Viewer ratings for the ‘Silver Jubilee’ week saw Revelation of the Daleks gain the highest viewer ratings on average of all the Doctor Who screenings that week, with 6.9%. Silver Nemesis viewer ratings started out high at 7% for the first quarter hour of the story, then dipped to 6% and remained steady up until the last quarter hour when viewer numbers dropped to 5%. The Five Doctors gained a viewer rating of 4.2%, Dr Who and the Daleks 3.8%, The Dalek Invasion of Earth 3.6% and The Seeds of Death just 2.4%.

Following the ‘Silver Jubilee’ week, regular screenings resumed, however just two stories were broadcast before the series took a break. Arc of Infinity and Snakedance screened from 1 to 23 December 1988.

Viewer ratings for the Davison era stories screened in 1988 show that Castrovalva Part Two was the highest rating episode on 7.5%. Castrovalva was also the highest rating story with a 6.9% average, followed by Four to Doomsday and Earthshock, both on 6.4%.

April 1989 - November 1989

After three months the series returned 6 April 1989 back on Thursdays and Fridays on TV2, but at the slightly earlier time of around 5.15 PM. The series resumed with Mawdryn Undead and then Terminus, which saw the regular story sequence pick up where it had left off in New Zealand more than five years earlier. Because it had screened as part of the 'Silver Jubilee' week just a few months earlier, The Five Doctors was omitted after The King's Demons. Resurrection of the Daleks played as a four-part story (as opposed to the two episode format seen in the UK), and the Davison era ended 4 August 1989 with the screening of Part Four of The Caves of Androzani.

Many of the Davison episodes screened during 1989 were broadcast in a slightly edited form, as the commercial half-hour slot to which they had been allocated allowed for only 23 minutes of actual programme time. Further edits were evident because the episodes had been supplied by the Australian Broadcasting Corporation and cuts had been made by the Australian censor.

The version of The Caves of Androzani screened in New Zealand was one that had been heavily edited by the Australian censor to remove sequences deemed too violent, with around two and a half minutes removed from Part Four alone.

Viewer ratings for the Davison era stories screened in 1989 show that Frontios Part Two was the highest rated episode on 9%, with the first episodes of Terminus, Resurrection of the Daleks and Planet of Fire all rating 8.5%. The Awakening and Frontios were equally the highest-rated stories, each with a 7.3% average.

The Colin Baker era proper began with The Twin Dilemma on 10 August 1988, following on from the end of the Davison era stories.
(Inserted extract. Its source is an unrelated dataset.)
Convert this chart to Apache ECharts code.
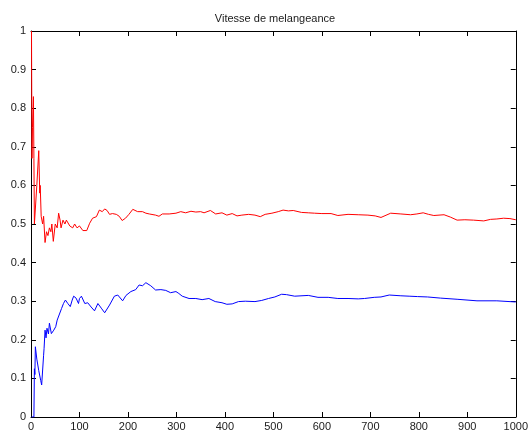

At this point, Doctor Who screened twice a week on Thursdays and Fridays at around 5.15 PM. The Season 22 stories were screened in the 25 minute episode format, and the season was also screened in production order, so The Two Doctors preceded The Mark of the Rani. The series suffered some disruption when it was moved in the schedules at short notice as TV2 realigned its programming to combat the launch of the rival television channel, TV3. Timelash Parts Three and Four, which were advertised as screening on Thursday 2 November and Friday 3 November, were moved to Saturday afternoons at 5 PM, with Part Three playing nearly a week earlier than scheduled on 28 October, and Part Four on 4 November 1989.

Viewer ratings for this period show that of the Colin Baker episodes, The Twin Dilemma Part One was the most watched, with 9.5% which higher than any of the Davison episodes screened in 1988-89. Part Four of the same story was the second highest at 9%, followed by The Two Doctors Part Four on 8%. The average audience ratings for the first six stories of the Colin Baker era are: The Twin Dilemma 8%; Attack of the Cybermen 6.3%; Vengeance on Varos 6.5%; The Two Doctors 6.8%; The Mark of the Rani 4.5% and Timelash 3.4%.

December 1989

Tuesday 26 December 1989 saw the New Zealand television debut of the second Dalek movie, Daleks' Invasion Earth 2150 AD (1966). The Boxing Day holiday movie screened at 10.05 AM on TV2.